Di dalam suasana kehidupan politik dan pemikiran yang sedang
berkembang pesat, muncullah failasuf Arab atau failasuf Islam yaitu Abû Yusûf
Ya’qûb ibn Ishâq al-Kindî, disusul dengan munculnya failasuf dari Turki yaitu
Abû Nashr al-Fârâbî dan failasuf dari Persia yaitu Ibn Sînâ.
Sedangkan munculnya falsafah Islam di kawasan Maghribi
terlambat dua abad lamanya dibanding dengan kehadirannya di kawasan Masyriqi
(dunia Islam bagian Timur). Metoda yang digunakan dalam menerjemahkan buku-buku
hampir sama. Di kawasan Masyriqi gerakan penerjemahan dimulai dari buku-buku
ilmu pengetahuan, kemudian baru buku-buku falsafah. Demikian pula di kawasan
Maghribi, gerakan menuntut ilmu muncul lebih dulu, setelah itu baru falsafah.
Dalam suasana perkembangan ilmu seperti tersebut,
muncullah failasuf dari Andalusia bernama Ibn Bâjjah, setelah itu disusul
failasuf dari Cordova, Andalusia bernama Ibn
Thufail dan Ibn Rusyd. Mereka adalah sebagian failasuf terkemuka yang
meneruskan perjuangan falsafah Islam di kawasan Barat (Maghribi).
Falsafah Islam antara Timur dan Barat seringkali
terjadi pergolakan pemikiran di antara keduanya. Itu adalah hal yang wajar,
karena selain kebudayaan yang berbeda, mereka juga hidup pada masa yang berbeda
pula. Otomatis itu memengaruhi pemikiran antara failasuf masyriqi dan maghribi.
Perbedaan pendapat antara dua kubu tersebut misalnya tentang adanya Tuhan. Para failasuf (falâsifah) Arab mewarisi dua macam teori
khusus mengenai Tuhan dari para failasuf Yunani. Teori pertama dari
Aristoteles, yang menyebut Tuhan sebagai “penggerak yang tidak bergerak”, yakni
sebab pertama bagi gerak seluruh alam wujud.
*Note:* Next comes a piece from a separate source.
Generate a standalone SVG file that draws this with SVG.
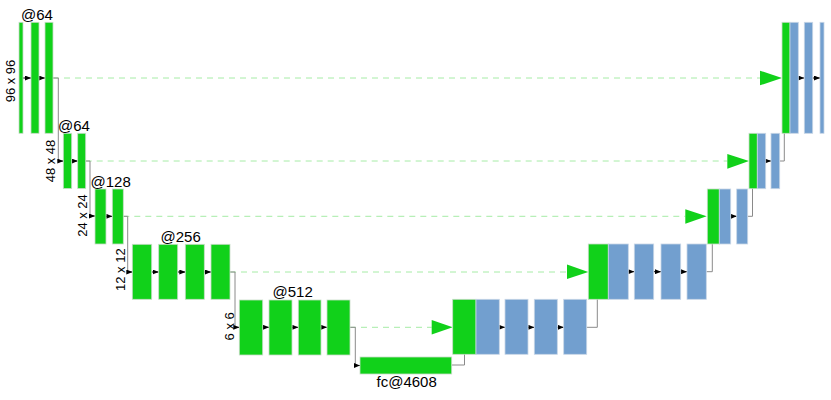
<svg xmlns="http://www.w3.org/2000/svg" width="831" height="400" viewBox="0 0 831 400">
<defs>
<style>
.g{fill:#11d11a;stroke:#c8dcc8;stroke-width:0.8}
.b{fill:#729fcf;stroke:#c8d6e6;stroke-width:0.8}
.c{fill:none;stroke:#8a8a8a;stroke-width:1}
.a{fill:none;stroke:#000;stroke-width:1}
.d{fill:none;stroke:#a6eca6;stroke-width:1;stroke-dasharray:6,5}
.t{font-family:"Liberation Sans",Arial,sans-serif;font-size:15px;fill:#000}
.r{font-family:"Liberation Sans",Arial,sans-serif;font-size:13px;fill:#000;text-anchor:middle}
.tri{fill:#11d11a}
</style>
<marker id="ah" markerUnits="userSpaceOnUse" markerWidth="6" markerHeight="5" refX="6" refY="2.5" orient="auto">
<path d="M0,0 L6,2.5 L0,5 z" fill="#000"/>
</marker>
</defs>
<rect width="831" height="400" fill="#fff"/>

<g id="connectors">
<!-- skip dashed lines -->
<path class="d" d="M53,78 H760"/>
<path class="d" d="M85.7,161 H727.3"/>
<path class="d" d="M123.3,216.3 H685.3"/>
<path class="d" d="M230,272 H567"/>
<path class="d" d="M350,327.3 H431.7"/>
<polygon class="tri" points="760,70.7 782,78 760,85.3"/>
<polygon class="tri" points="727.3,154 749,161 727.3,168.7"/>
<polygon class="tri" points="685.3,209.3 706.7,216.3 685.3,223.7"/>
<polygon class="tri" points="567,264.5 588.3,272 567,279"/>
<polygon class="tri" points="431.7,320 452.7,327.3 431.7,334.5"/>
<!-- encoder down connectors -->
<path class="c" d="M53,78 H58.3 V161 H60"/>
<path class="a" d="M58.3,161 H63.3" marker-end="url(#ah)"/>
<path class="c" d="M85.7,161 H90 V216 H92"/>
<path class="a" d="M90,216 H95" marker-end="url(#ah)"/>
<path class="c" d="M123.3,216.3 H127.7 V272 H129"/>
<path class="a" d="M127.7,272 H132.3" marker-end="url(#ah)"/>
<path class="c" d="M230,272 H235 V327.3 H236"/>
<path class="a" d="M235,327.3 H239.3" marker-end="url(#ah)"/>
<path class="c" d="M350,327.3 H355.3 V365.5 H356"/>
<path class="a" d="M355.3,365.5 H360" marker-end="url(#ah)"/>
<!-- encoder inner arrows -->
<path class="a" d="M23,78 H31" marker-end="url(#ah)"/>
<path class="a" d="M39,78 H45" marker-end="url(#ah)"/>
<path class="a" d="M71.7,161 H77.7" marker-end="url(#ah)"/>
<path class="a" d="M106,216.3 H112.3" marker-end="url(#ah)"/>
<path class="a" d="M151.7,272 H158.7" marker-end="url(#ah)"/>
<path class="a" d="M177.7,272 H185.3" marker-end="url(#ah)"/>
<path class="a" d="M204.3,272 H211" marker-end="url(#ah)"/>
<path class="a" d="M262.7,327.3 H269" marker-end="url(#ah)"/>
<path class="a" d="M292,327.3 H298.3" marker-end="url(#ah)"/>
<path class="a" d="M321,327.3 H327" marker-end="url(#ah)"/>
<!-- decoder up connectors -->
<path class="c" d="M451.7,365 H464.5 V327.3 H470"/>
<path class="a" d="M464.5,327.3 H476" marker-end="url(#ah)"/>
<path class="c" d="M586.7,327.3 H597.3 V271.7 H602"/>
<path class="a" d="M597.3,271.7 H608.3" marker-end="url(#ah)"/>
<path class="c" d="M706.3,271.7 H712.3 V216.3 H714"/>
<path class="a" d="M712.3,216.3 H719.3" marker-end="url(#ah)"/>
<path class="c" d="M747.7,216.3 H752.5 V161 H754"/>
<path class="a" d="M752.5,161 H757.3" marker-end="url(#ah)"/>
<path class="c" d="M779.7,161 H784.3 V78 H786"/>
<path class="a" d="M784.3,78 H790" marker-end="url(#ah)"/>
<!-- decoder inner arrows -->
<path class="a" d="M499.3,327.3 H505" marker-end="url(#ah)"/>
<path class="a" d="M528,327.3 H534.3" marker-end="url(#ah)"/>
<path class="a" d="M557.3,327.3 H563.7" marker-end="url(#ah)"/>
<path class="a" d="M628.3,271.7 H634.3" marker-end="url(#ah)"/>
<path class="a" d="M653.7,271.7 H661" marker-end="url(#ah)"/>
<path class="a" d="M680.7,271.7 H687" marker-end="url(#ah)"/>
<path class="a" d="M730.7,216.3 H736.7" marker-end="url(#ah)"/>
<path class="a" d="M765.7,161 H771" marker-end="url(#ah)"/>
<path class="a" d="M798.3,78 H804.3" marker-end="url(#ah)"/>
<path class="a" d="M812.7,78 H820" marker-end="url(#ah)"/>
</g>

<g id="enc1">
<rect class="g" x="19" y="22.3" width="4" height="111"/>
<rect class="g" x="31" y="22.3" width="8" height="111"/>
<rect class="g" x="45" y="22.3" width="8" height="111"/>
<text class="t" x="21" y="19.5">@64</text>
<text class="r" transform="translate(14.5,81) rotate(-90)">96 x 96</text>
</g>
<g id="enc2">
<rect class="g" x="63.3" y="133.3" width="8.4" height="55.2"/>
<rect class="g" x="77.7" y="133.3" width="8" height="55.2"/>
<text class="t" x="58" y="131">@64</text>
<text class="r" transform="translate(54.5,161) rotate(-90)">48 x 48</text>
</g>
<g id="enc3">
<rect class="g" x="95" y="189" width="11" height="55"/>
<rect class="g" x="112.3" y="189" width="11" height="55"/>
<text class="t" x="90.5" y="186.5">@128</text>
<text class="r" transform="translate(86.5,215.5) rotate(-90)">24 x 24</text>
</g>
<g id="enc4">
<rect class="g" x="132.3" y="244.3" width="19.4" height="55"/>
<rect class="g" x="158.7" y="244.3" width="19" height="55"/>
<rect class="g" x="185.3" y="244.3" width="19" height="55"/>
<rect class="g" x="211" y="244.3" width="19" height="55"/>
<text class="t" x="160.5" y="241.5">@256</text>
<text class="r" transform="translate(125,269.7) rotate(-90)">12 x 12</text>
</g>
<g id="enc5">
<rect class="g" x="239.3" y="300" width="23.4" height="55"/>
<rect class="g" x="269" y="300" width="23" height="55"/>
<rect class="g" x="298.3" y="300" width="22.7" height="55"/>
<rect class="g" x="327" y="300" width="23" height="55"/>
<text class="t" x="272.5" y="297.3">@512</text>
<text class="r" transform="translate(234,326.3) rotate(-90)">6 x 6</text>
</g>
<g id="fc">
<rect class="g" x="360" y="357" width="91.7" height="17"/>
<text class="t" x="376.5" y="387.3">fc@4608</text>
</g>
<g id="dec5">
<rect class="g" x="452.7" y="299.3" width="23.3" height="55"/>
<rect class="b" x="476" y="299.3" width="23.3" height="55"/>
<rect class="b" x="505" y="299.3" width="23" height="55"/>
<rect class="b" x="534.3" y="299.3" width="23" height="55"/>
<rect class="b" x="563.7" y="299.3" width="23" height="55"/>
</g>
<g id="dec4">
<rect class="g" x="588.3" y="244" width="20" height="55.3"/>
<rect class="b" x="608.3" y="244" width="20" height="55.3"/>
<rect class="b" x="634.3" y="244" width="19.4" height="55.3"/>
<rect class="b" x="661" y="244" width="19.7" height="55.3"/>
<rect class="b" x="687" y="244" width="19.3" height="55.3"/>
</g>
<g id="dec3">
<rect class="g" x="707.3" y="189" width="12" height="55"/>
<rect class="b" x="719.3" y="189" width="11.4" height="55"/>
<rect class="b" x="736.7" y="189" width="11" height="55"/>
</g>
<g id="dec2">
<rect class="g" x="749" y="133.3" width="8.3" height="55.4"/>
<rect class="b" x="757.3" y="133.3" width="8.4" height="55.4"/>
<rect class="b" x="771" y="133.3" width="8.7" height="55.4"/>
</g>
<g id="dec1">
<rect class="g" x="782" y="22.3" width="8" height="111"/>
<rect class="b" x="790" y="22.3" width="8.3" height="111"/>
<rect class="b" x="804.3" y="22.3" width="8.4" height="111"/>
<rect class="b" x="820" y="22.3" width="4" height="111"/>
</g>
</svg>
Teori yang kedua adalah teori
Plato dan Neo-Platonisme (teori Plotinus), yaitu teori yang memandang Allah
“esa”, dan dari Yang Esa itu melimpahlah akal pertama kemudian jiwa.
Berdasarkan kedua teori diatas mengenai Tuhan, timbul perbedaan pendapat dari
para failasuf. Al- Kindî bersandar pada teori Islam mengenai keesaan Tuhan,
mengenai penciptaan dari ketiadaan. Lain halnya pendapat al-Fârâbî yang memertemukan
falsafah Aristoteles dengan falsafah Neo-Platonisme, bahwa Allah adalah “sumber
pertama” bagi seluruh alam wujud dan “sebab pertama” bagi eksistensinya.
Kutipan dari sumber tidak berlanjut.